Two days later we arrived in Palma Mallorca in time to meet our Monday morning appointment.
We moored at the docks used by the Alboran Yacht Charters. They offer space and reasonable prices from Sunday to Friday morning while the charter boats are away. The great part about this is LOCATION. Directly across is Old Town and the Cathedral de Mallorca, both of which are the heart of Palma for restaurants, shopping and sightseeing.

Bella moored just 300 m from the cathedral

Bella moored just 300 m from the cathedral

Cathedral at night

Cathedral at night

A Swedish friend arrived in his HR 46 who also motoring from Sardinia. We had dinner with Leif and Anders that evening and the next morning they departed for the east coast of Spain.

Vickie & Leif are planning dinner

Vickie & Leif are planning dinner

We rented a car and visited some very charming villages around the island; Arta, Valdemossa, and Dela. We also made a trip to IKEA to get herring for the coming Swedish Midsommar celebration this month.

Valldemossa

Valldemossa

Valldemossa

Valldemossa

North coast of Mallorca

North coast of Mallorca

Off to Ibiza motoring (no winds to be found) to meet with a Swedish friend who has a HR 36. He reserved a place in the marina for us and we enjoyed a evening with Curt and Suzanne and a fantastic dinner.

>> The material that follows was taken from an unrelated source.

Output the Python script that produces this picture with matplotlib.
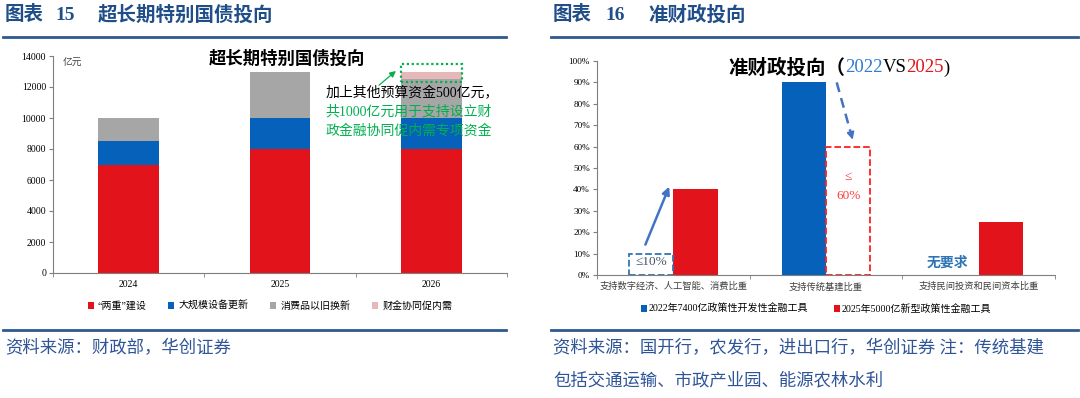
import matplotlib
matplotlib.use("Agg")
import matplotlib.pyplot as plt
from matplotlib.lines import Line2D
from matplotlib.patches import Rectangle
from matplotlib.ticker import FuncFormatter
import numpy as np

plt.rcParams['font.family'] = ['Liberation Serif', 'Noto Sans CJK SC']
plt.rcParams['axes.unicode_minus'] = False

# ---- data: chart 15 (亿元) ----
years = ['2024', '2025', '2026']
two_major = [7000, 8000, 8000]      # “两重”建设
equipment = [1500, 2000, 2000]      # 大规模设备更新
consumer = [1500, 3000, 2500]       # 消费品以旧换新
fiscal_fin = [0, 0, 500]            # 财金协同促内需

# ---- data: chart 16 (%) ----
categories = ['支持数字经济、人工智能、消费比重', '支持传统基建比重', '支持民间投资和民间资本比重']
share_2022 = [np.nan, 90, np.nan]
share_2025 = [40, np.nan, 25]
cap_2022 = [10, np.nan, np.nan]     # ≤10%
cap_2025 = [np.nan, 60, np.nan]     # ≤60%

RED = '#E3131B'
BLUE = '#0561B9'
GRAY = '#A6A6A6'
PINK = '#E6B8B7'
GREEN = '#00B050'
HEAD = '#1F4E89'
SRC = '#2F5597'
SPINE = '#7F7F7F'

W, H = 1080, 398
fig = plt.figure(figsize=(W / 100, H / 100), dpi=100)


def fx(px):
    return px / W


def fy(py):
    return 1 - py / H


def style_axes(ax):
    for s in ['top', 'right']:
        ax.spines[s].set_visible(False)
    for s in ['left', 'bottom']:
        ax.spines[s].set_color(SPINE)
        ax.spines[s].set_linewidth(0.8)
    ax.tick_params(axis='y', length=3, color=SPINE, labelsize=7, pad=2)
    ax.tick_params(axis='x', which='major', length=0, labelsize=7, pad=5)
    ax.tick_params(axis='x', which='minor', length=3, color=SPINE)
    ax.set_xticks([-0.5, 0.5, 1.5, 2.5], minor=True)
    ax.set_xlim(-0.5, 2.5)


# ---- headers, rules, sources ----
for x0, x1 in [(3, 506), (551, 1078)]:
    fig.add_artist(Line2D([fx(x0), fx(x1)], [fy(37), fy(37)], color='#2E5B8E', lw=2))
    fig.add_artist(Line2D([fx(x0), fx(x1)], [fy(330), fy(330)], color='#2E5B8E', lw=2))

fig.text(fx(5), fy(15), '图表', fontsize=14, fontweight='bold', color=HEAD, va='center')
fig.text(fx(55), fy(15), '15', fontsize=14, fontweight='bold', color=HEAD, va='center')
fig.text(fx(98), fy(15), '超长期特别国债投向', fontsize=14, fontweight='bold', color=HEAD, va='center')
fig.text(fx(553), fy(15), '图表', fontsize=14, fontweight='bold', color=HEAD, va='center')
fig.text(fx(605), fy(15), '16', fontsize=14, fontweight='bold', color=HEAD, va='center')
fig.text(fx(648), fy(15), '准财政投向', fontsize=14, fontweight='bold', color=HEAD, va='center')

fig.text(fx(5), fy(349), '资料来源：财政部，华创证券', fontsize=12.5, style='italic',
         color=SRC, va='center')
fig.text(fx(553), fy(349), '资料来源：国开行，农发行，进出口行，华创证券 注：传统基建',
         fontsize=12.5, style='italic', color=SRC, va='center')
fig.text(fx(553), fy(381), '包括交通运输、市政产业园、能源农林水利', fontsize=12.5,
         style='italic', color=SRC, va='center')

# ---- chart 15 ----
ax1 = fig.add_axes([fx(53), fy(273), fx(454), (273 - 56) / H])
x = np.arange(len(years))
bw = 0.4
b1 = np.array(two_major)
b2 = b1 + np.array(equipment)
b3 = b2 + np.array(consumer)
h1 = ax1.bar(x, two_major, bw, color=RED, label='“两重”建设')
h2 = ax1.bar(x, equipment, bw, bottom=b1, color=BLUE, label='大规模设备更新')
h3 = ax1.bar(x, consumer, bw, bottom=b2, color=GRAY, label='消费品以旧换新')
h4 = ax1.bar(x, fiscal_fin, bw, bottom=b3, color=PINK, label='财金协同促内需')
style_axes(ax1)
ax1.set_ylim(0, 14000)
ax1.set_yticks(np.arange(0, 14001, 2000))
ax1.set_xticks(x)
ax1.set_xticklabels(years)
ax1.text(0.022, 0.968, '亿元', transform=ax1.transAxes, fontsize=7, color='#404040',
         va='center')

# dotted box around the 2026 fiscal-finance slice
top = b3[2] + fiscal_fin[2]
ax1.add_patch(Rectangle((x[2] - bw / 2, b3[2] - 200), bw, fiscal_fin[2] + 700, fill=False,
                        edgecolor=GREEN, lw=1.6, linestyle=(0, (1, 1.2))))
ax1.annotate('', xy=(x[2] - 0.22, top + 150), xytext=(1.64, 12000),
             arrowprops=dict(arrowstyle='-|>', color=GREEN, lw=0.9, mutation_scale=9))
ax1.text(1.30, 11620, '加上其他预算资金500亿元，', fontsize=10, color='black', va='center')
ax1.text(1.30, 10390, '共1000亿元用于支持设立财', fontsize=10, color=GREEN, va='center')
ax1.text(1.30, 9160, '政金融协同促内需专项资金', fontsize=10, color=GREEN, va='center')

fig.text(fx(287), fy(59), '超长期特别国债投向', fontsize=12.5, fontweight='bold',
         ha='center', va='center')
fig.legend(handles=[h1, h2, h3, h4], loc='center', bbox_to_anchor=(fx(270), fy(306)),
           ncol=4, frameon=False, fontsize=7.2, handlelength=0.6, handleheight=0.6,
           handletextpad=0.4, columnspacing=2.2)

# ---- chart 16 ----
ax2 = fig.add_axes([fx(597), fy(275), fx(458), (275 - 61) / H])
w = 0.29
g1 = ax2.bar(x - w / 2, share_2022, w, color=BLUE, label='2022年7400亿政策性开发性金融工具')
g2 = ax2.bar(x + w / 2, share_2025, w, color=RED, label='2025年5000亿新型政策性金融工具')
ax2.bar(x - w / 2, cap_2022, w, fill=False, edgecolor='#2E75B6', linestyle='--', lw=1.3)
ax2.bar(x + w / 2, cap_2025, w, fill=False, edgecolor='#FF2020', linestyle='--', lw=1.3)
style_axes(ax2)
ax2.set_ylim(0, 100)
ax2.set_yticks(np.arange(0, 101, 10))
ax2.yaxis.set_major_formatter(FuncFormatter(lambda v, p: '%d%%' % v))
ax2.tick_params(axis='y', labelsize=6.6)
ax2.set_xticks(x)
ax2.set_xticklabels(categories, fontsize=6.7, color='#404040')

ax2.text(x[0] - w / 2, cap_2022[0] / 2 + 1, '≤10%', fontsize=9.5, color='#44546A',
         ha='center', va='center')
ax2.text(x[1] + w / 2, 46, '≤', fontsize=9.5, color='#FF3B3B', ha='center', va='center')
ax2.text(x[1] + w / 2, 37, '60%', fontsize=9.5, color='#FF3B3B', ha='center', va='center')
ax2.text(x[2] - w / 2 - 0.06, 5.6, '无要求', fontsize=10, fontweight='bold', color='#2E75B6',
         ha='center', va='center')

# arrows
ax2.annotate('', xy=(-0.02, 42.5), xytext=(-0.19, 13),
             arrowprops=dict(arrowstyle='-|>', color='#4472C4', lw=1.8, mutation_scale=11))
ax2.plot([1.07, 1.16], [90, 67], color='#4472C4', lw=1.8, linestyle=(0, (4, 2.5)))
ax2.annotate('', xy=(1.18, 62), xytext=(1.16, 67),
             arrowprops=dict(arrowstyle='-|>', color='#4472C4', lw=1.2, mutation_scale=11))

fig.legend(handles=[g1, g2], loc='center', bbox_to_anchor=(fx(816), fy(309)), ncol=2,
           frameon=False, fontsize=7.2, handlelength=0.6, handleheight=0.6,
           handletextpad=0.2, columnspacing=2.5)

# multi-colour title: each piece follows the previous one
prev = fig.text(fx(728), fy(68), '准财政投向（', fontsize=14, fontweight='bold', va='center')
pieces = [('2022', '#2E7BD0'), ('VS', 'black'), ('2025', RED), (')', 'black')]
for piece, col in pieces:
    prev = ax2.annotate(piece, xy=(1, 0.5), xycoords=prev, va='center', ha='left',
                        fontsize=13.5, color=col, annotation_clip=False)

fig.savefig('out.png', dpi=100)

Next day down to Formentera, yes to guessed right, motoring, to anchor in the beautiful aqua waters in front of a large sand beach. Here was my first swim (well ok – a dip) as the water was a bit chilly.

Fomentera

Fomentera

Finally to the West side of Ibiza, Puerto de San Antonio, where we anchored for the night. 0545 we were up and almost out of the bay when we were hit with 25 knots of wind and 2 meter waves. A alternative to a cup of coffee as a wake up. We knew we would have this wind for at least half the trip across before the winds died, but the waves were still sloppy. Just as we were approaching Marina El Portet in Denia, mainland Spain the winds hit hard from the opposite direction. Once secure at the dock it was time for relaxing and a cocktail.